The story is nothing without death. Again, Faulkner prepares us for the surprise ending with images that whisper death. Emily's appearance and body change from young and sweet to old and dying. Young Emily is a "slender figure in white" (Faulkner 454). Older Emily usually dressed in black. Her hue is "pallid" (453) and she looks "bloated, like a body long submerged in motionless water" (453). In addition, her voice is "dry and cold" (453). Even her hair grows "grayer and grayer until it attained an even pepper-and-salt iron-gray" (457). These images, directly associated with Emily, point toward death. There are other techniques that Faulkner employs to gear the story toward mystery. One of the most significant is the narration. We depend on this narrator for every piece of information and Faulkner withholds information to keep us in suspense. He does this in such a way that we are almost unaware that anything is being withheld. Edmond Volpe states, "Faulkner sometimes deliberately withholds important details, and the narrators frequently refer to people or events that the reader will not learn about until much later, making the style seem even more opaque than it really is" (Volpe 366). This is the case with "A Rose for Emily." Death is a big secret to keep and Faulkner does a good job keeping us in suspense.
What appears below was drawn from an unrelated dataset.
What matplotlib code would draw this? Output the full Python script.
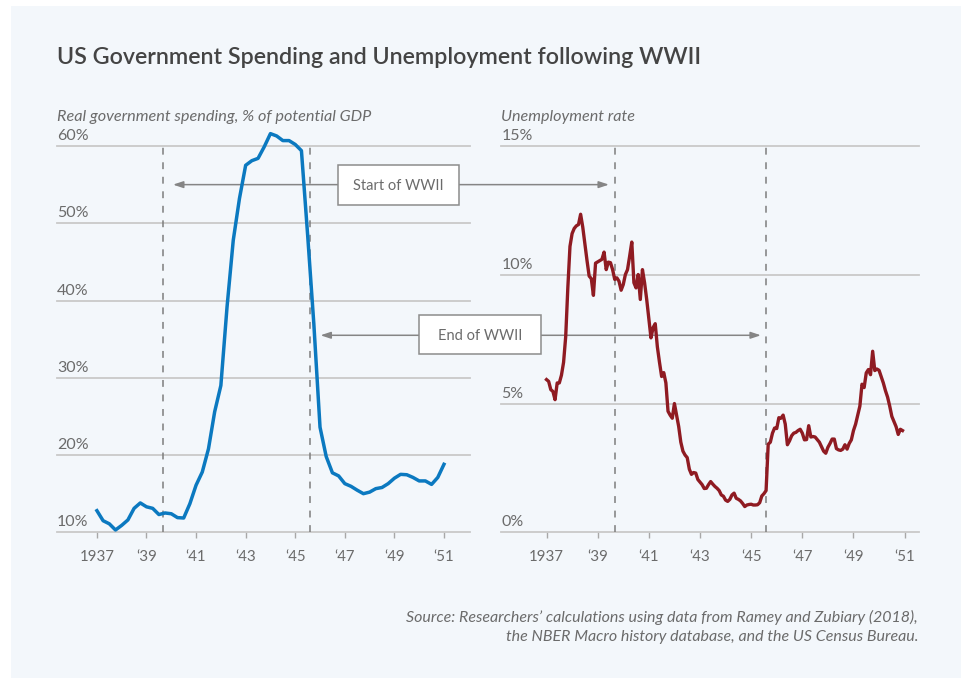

Our narrator drifts from the present to the past. The structure is important to our understanding and the story is structured in such a way that it becomes more and more mysterious. Laura Getty maintains, "The chronology deliberately manipulates and delays the reader's final judgment of Emily Grierson by altering the evidence" (Getty 230). The final paragraph holds all of the answers and Faulkner keeps in the dark on purpose. Joseph Reed believes that the story is a "ghost story" (Reed) because it "depends on suspense, order, empathy with the first-person narrator, death and decay as subjects, and the reader's desire for horror" (Reed 13). Interestingly, Reed points out that part of Faulkner's success as with the narrator lies in the fact that we never doubt him or her. Instead, we "retain an allegiance" (Reed 15) to the narrator "who seems tough-minded and objective and who promises us horror" (Reed 15). Getty continues, "What the chronology does is as important as when the events actually take place" (Getty 230). While there seems to be no rhyme or reason to the events of the story, they are laid perfectly in place to surprise us. Getty claims, "the story's chronology is a masterpiece of subtle insinuations" (Getty 230). This is true and it demonstrates Faulkner's ability to construct a mysterious love story from what appears to be a tale about an old spinster.

There is another element of mystery that is associated with the narration of the story and that is secrecy. Curry notes:

The mystery lives on in Faulkner's ability to tell this secretive tale... Faulkner abides by the form in that he provides Emily as enigma, Homer Barron's murder as focal point, and the bisexual narrator to exhibit the conscious voice of the tale, but the revelation of Homer Barron's skeleton, coupled with the gray hair at the end of the tale, affords an irregular closure and limited 'knowingness' for the reader. Although the story closes in the sense that its words cease, no mention of restoration of any order reveals itself through the language of the tale. Faulkner stops writing, and the narrator stops narrating at the sight of the unlikely coupling of the skeleton and the hair. The narrator sees but ceases to narrate at the sight. (Curry)

We have an ending but we are left wondering if that is all that there is to this story. Because we discover the secret just moments before the story ends, we wonder if there are more secrets we should know. Even more interesting is that we want to know them. Faulkner has created the mystery and kept it alive after the words have stopped.